**Request**
Locate each line in the records containing "this". Copy it.

**Data provided**
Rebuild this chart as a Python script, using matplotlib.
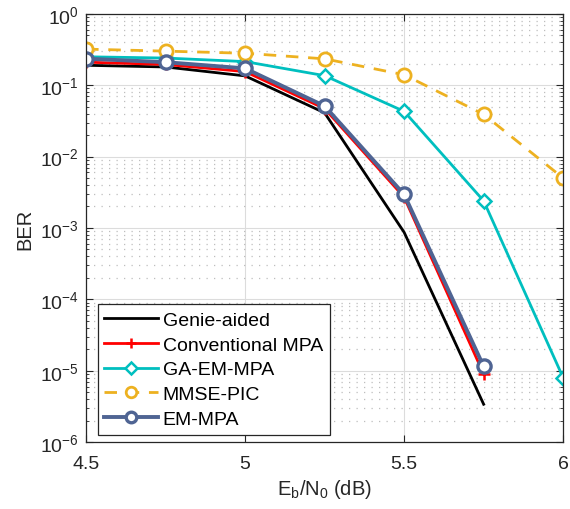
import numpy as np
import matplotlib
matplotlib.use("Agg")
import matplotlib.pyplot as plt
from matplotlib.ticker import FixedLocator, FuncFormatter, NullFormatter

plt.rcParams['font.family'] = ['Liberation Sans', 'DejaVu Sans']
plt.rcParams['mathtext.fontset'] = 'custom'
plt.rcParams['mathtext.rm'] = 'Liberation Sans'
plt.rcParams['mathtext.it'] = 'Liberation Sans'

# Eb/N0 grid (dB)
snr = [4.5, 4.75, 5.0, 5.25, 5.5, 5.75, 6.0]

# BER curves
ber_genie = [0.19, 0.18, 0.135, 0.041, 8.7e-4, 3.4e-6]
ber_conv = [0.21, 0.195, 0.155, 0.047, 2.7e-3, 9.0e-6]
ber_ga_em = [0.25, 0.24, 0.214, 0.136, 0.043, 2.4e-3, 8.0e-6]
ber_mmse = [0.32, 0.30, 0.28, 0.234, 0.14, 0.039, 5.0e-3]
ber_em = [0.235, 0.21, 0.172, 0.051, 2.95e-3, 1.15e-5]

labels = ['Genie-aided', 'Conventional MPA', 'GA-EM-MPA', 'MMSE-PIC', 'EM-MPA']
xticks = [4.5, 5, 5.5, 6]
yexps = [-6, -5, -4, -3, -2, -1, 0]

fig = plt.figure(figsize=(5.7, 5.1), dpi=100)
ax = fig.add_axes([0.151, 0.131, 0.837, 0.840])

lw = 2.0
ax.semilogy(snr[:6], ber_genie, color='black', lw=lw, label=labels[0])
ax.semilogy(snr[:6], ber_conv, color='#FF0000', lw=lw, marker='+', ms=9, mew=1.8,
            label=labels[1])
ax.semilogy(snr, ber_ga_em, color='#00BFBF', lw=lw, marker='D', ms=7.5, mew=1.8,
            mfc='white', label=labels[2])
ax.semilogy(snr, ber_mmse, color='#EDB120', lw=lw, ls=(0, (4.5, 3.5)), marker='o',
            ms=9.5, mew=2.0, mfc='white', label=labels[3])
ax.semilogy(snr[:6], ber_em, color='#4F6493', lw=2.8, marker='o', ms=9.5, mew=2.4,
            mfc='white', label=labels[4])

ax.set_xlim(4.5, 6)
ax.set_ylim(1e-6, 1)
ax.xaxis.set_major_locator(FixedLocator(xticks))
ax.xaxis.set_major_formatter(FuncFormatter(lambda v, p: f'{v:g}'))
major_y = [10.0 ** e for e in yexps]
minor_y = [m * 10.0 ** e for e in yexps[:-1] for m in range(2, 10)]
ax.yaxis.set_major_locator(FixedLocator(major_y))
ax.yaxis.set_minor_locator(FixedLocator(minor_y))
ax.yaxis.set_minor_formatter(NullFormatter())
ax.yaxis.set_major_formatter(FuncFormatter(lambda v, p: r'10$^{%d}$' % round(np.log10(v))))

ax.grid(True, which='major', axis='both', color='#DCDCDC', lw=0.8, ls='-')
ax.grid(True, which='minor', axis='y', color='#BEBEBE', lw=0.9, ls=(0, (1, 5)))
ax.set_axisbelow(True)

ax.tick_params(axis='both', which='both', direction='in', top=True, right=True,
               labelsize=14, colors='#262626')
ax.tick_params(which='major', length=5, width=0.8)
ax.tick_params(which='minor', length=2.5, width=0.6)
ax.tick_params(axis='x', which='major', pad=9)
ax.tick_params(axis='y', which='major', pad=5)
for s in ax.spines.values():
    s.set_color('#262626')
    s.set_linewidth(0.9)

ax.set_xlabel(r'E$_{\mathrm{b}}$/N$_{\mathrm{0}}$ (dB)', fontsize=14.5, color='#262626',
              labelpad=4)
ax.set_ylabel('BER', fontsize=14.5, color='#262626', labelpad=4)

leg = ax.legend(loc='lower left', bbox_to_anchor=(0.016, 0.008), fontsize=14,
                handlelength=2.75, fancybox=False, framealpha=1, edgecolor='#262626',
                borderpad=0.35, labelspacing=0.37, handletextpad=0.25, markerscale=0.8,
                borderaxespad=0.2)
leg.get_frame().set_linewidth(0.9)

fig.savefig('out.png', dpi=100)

--

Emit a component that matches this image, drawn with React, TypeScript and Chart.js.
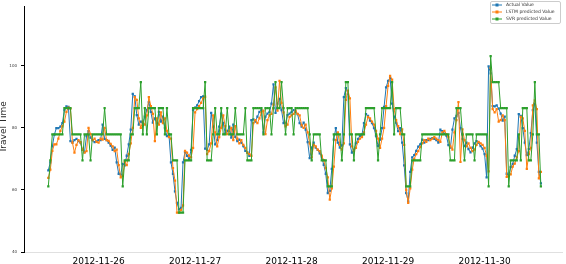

---

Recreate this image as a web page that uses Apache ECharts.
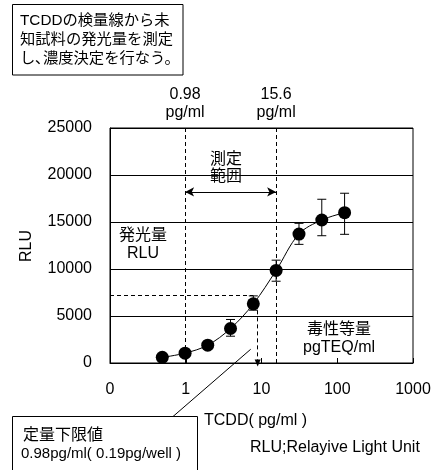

**Task solution**
Rebuild this chart as a Python script, using matplotlib.
Emit a component that matches this image, drawn with React, TypeScript and Chart.js.
Recreate this image as a web page that uses Apache ECharts.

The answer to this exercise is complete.